Innovative Approaches to Addressing the Fundamental Materials Challenges in Advanced Water Splitting Technologies for Renewable Hydrogen Production

Abstract

The emergence of hydrogen and fuel cell technologies offers important and potentially transformative environmental and energy security benefits. In recent years, research supported by the U.S. Department of Energy’s Fuel Cell Technologies Office has contributed substantially to the development and advancement of these technologies. The research investments to reduce costs in fuel cell stacks, for example, are clearly paying off, as commercial fuel-cell electric vehicles are being rolled out by major car manufacturers today. With increasing market penetration of FCEVs, enabling technologies for the affordable and widespread production of clean, renewable hydrogen is becoming increasingly important. Long term commercial viability of renewable hydrogen in the commercial marketplace will rely on continued materials research on several important fronts. Examples include the discovery and development of efficient, durable, and cost effective materials, devices and systems for hydrogen production based on: (1) low and high temperature advanced electrolysis powered by renewable electricity sources; (2) direct low-temperature photoelectrochemical water splitting powered by sunlight; and (3) direct high-temperature solar thermochemical water splitting. Research innovations in macro-, meso- and nano-scale materials are all needed for pushing forward the state-of-the-art in these areas.

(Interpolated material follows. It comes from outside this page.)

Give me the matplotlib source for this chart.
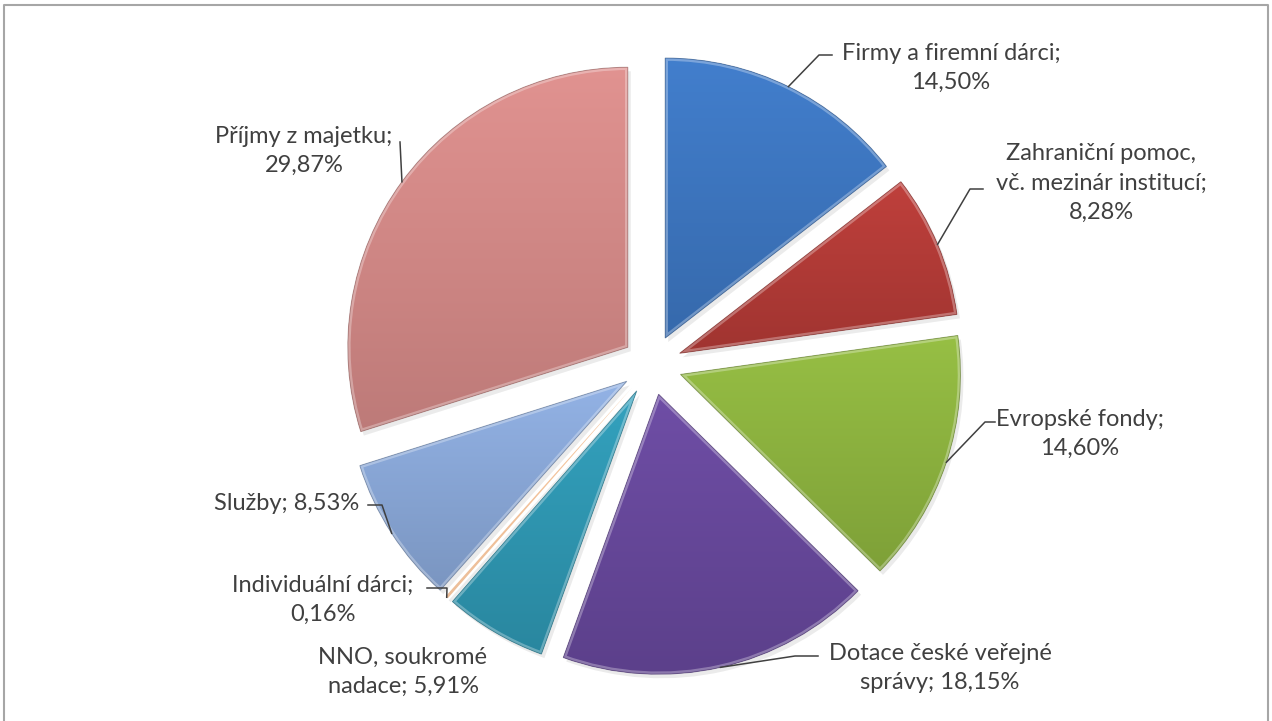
import matplotlib
matplotlib.use('Agg')
import matplotlib.pyplot as plt
import matplotlib.colors as mcolors
import matplotlib.patches as mpatches
import numpy as np

W, H = 1272, 721

# data
categories = ['Firmy a firemní dárci', 'Zahraniční pomoc,\nvč. mezinár institucí',
              'Evropské fondy', 'Dotace české veřejné\nsprávy', 'NNO, soukromé\nnadace',
              'Individuální dárci', 'Služby', 'Příjmy z majetku']
shares = [14.50, 8.28, 14.60, 18.15, 5.91, 0.16, 8.53, 29.87]
label_texts = ['Firmy a firemní dárci;\n14,50%',
               'Zahraniční pomoc,\nvč. mezinár institucí;\n8,28%',
               'Evropské fondy;\n14,60%',
               'Dotace české veřejné\nsprávy; 18,15%',
               'NNO, soukromé\nnadace; 5,91%',
               'Individuální dárci;\n0,16%',
               'Služby; 8,53%',
               'Příjmy z majetku;\n29,87%']
colors = ['#3C75BF', '#B23A36', '#8CB23E', '#66479A', '#2E96B1', '#E8893C', '#88A6D6', '#D28886']

# layout (pixels, y measured from top)
cx, cy = 652, 365
R = 280
EXPL = 30
label_pos = [(951, 68), (1101, 183), (1080, 434), (940, 668), (403, 672),
             (323, 600), (287, 503), (304, 151)]
elbows = [(819, 55), (970, 189), (985, 422), (795, 656), None, (447, 588), (382, 505), (400, 142)]
tails = [832, 983, 995, 818, None, 427, 368, None]

plt.rcParams['font.family'] = ['Lato', 'DejaVu Sans']

fig = plt.figure(figsize=(W / 100, H / 100), dpi=100)
ax = fig.add_axes([0, 0, 1, 1])

wedges, _ = ax.pie(shares, colors=colors, startangle=90, counterclock=False,
                   radius=R, center=(cx, H - cy), explode=[EXPL] * len(shares),
                   wedgeprops=dict(linewidth=0), frame=True)

# soft shadow + gradient + bevel for each wedge
for w, c, v in zip(wedges, colors, shares):
    sh = mpatches.Wedge((w.center[0] + 3, w.center[1] - 4), w.r, w.theta1, w.theta2,
                        facecolor='#000000', alpha=0.08, linewidth=0, zorder=0.5)
    ax.add_patch(sh)
    w.set_zorder(1)
    base = np.array(mcolors.to_rgb(c))
    top = np.clip(base * 1.06 + 0.01, 0, 1)
    bot = np.clip(base * 0.90, 0, 1)
    t = np.linspace(0, 1, 256)[:, None]
    grad = (top[None, :] * (1 - t) + bot[None, :] * t)[:, None, :]
    ext = w.get_path().get_extents(w.get_patch_transform())
    x0, y0, x1, y1 = ext.x0, ext.y0, ext.x1, ext.y1
    im = ax.imshow(grad, extent=(x0, x1, y0, y1), origin='upper', aspect='auto',
                   zorder=1.2, interpolation='bilinear')
    im.set_clip_path(w)
    if v < 1:
        # tiny slice: bevel swallows it, keep only a faint fill
        w.set_alpha(0.3)
        im.set_alpha(0.3)
        continue
    hl = mpatches.Wedge(w.center, w.r, w.theta1, w.theta2, facecolor='none',
                        edgecolor='white', alpha=0.3, linewidth=4, zorder=1.4)
    ax.add_patch(hl)
    hl.set_clip_path(w)
    dk = mpatches.Wedge(w.center, w.r, w.theta1, w.theta2, facecolor='none',
                        edgecolor=tuple(base * 0.6), alpha=0.5, linewidth=0.7, zorder=1.5)
    ax.add_patch(dk)

# labels with leader lines
for w, txt, (lx, ly), el, tx in zip(wedges, label_texts, label_pos, elbows, tails):
    ax.text(lx, H - ly, txt, ha='center', va='center', fontsize=17,
            color='#404040', linespacing=1.5, zorder=3)
    if el is None:
        continue
    tm = np.deg2rad((w.theta1 + w.theta2) / 2)
    axp = w.center[0] + w.r * np.cos(tm)
    ayp = w.center[1] + w.r * np.sin(tm)
    xs = [axp, el[0]]
    ys = [ayp, H - el[1]]
    if tx is not None:
        xs.append(tx)
        ys.append(H - el[1])
    ax.plot(xs, ys, color='#404040', linewidth=1.1, zorder=2.5)

# chart frame
ax.plot([4, 4, 1268, 1268], [-5, H - 5, H - 5, -5], color='#a6a6a6', linewidth=1.5, zorder=4)

ax.set_xlim(0, W)
ax.set_ylim(0, H)
ax.set_aspect('auto')
ax.axis('off')

fig.savefig('out.png', dpi=100, facecolor='white')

Such innovations are being facilitated by the DOE Energy Materials Network (EMN) initiative which aims to accelerate materials research and development (R&D) for clean energy applications through the streamlined utilization of advanced scientific resources in theory, computation, experimentation, analysis, and data informatics. The “HydroGEN” EMN consortium on Advanced Water Splitting Materials for renewable hydrogen production will be described and discussed.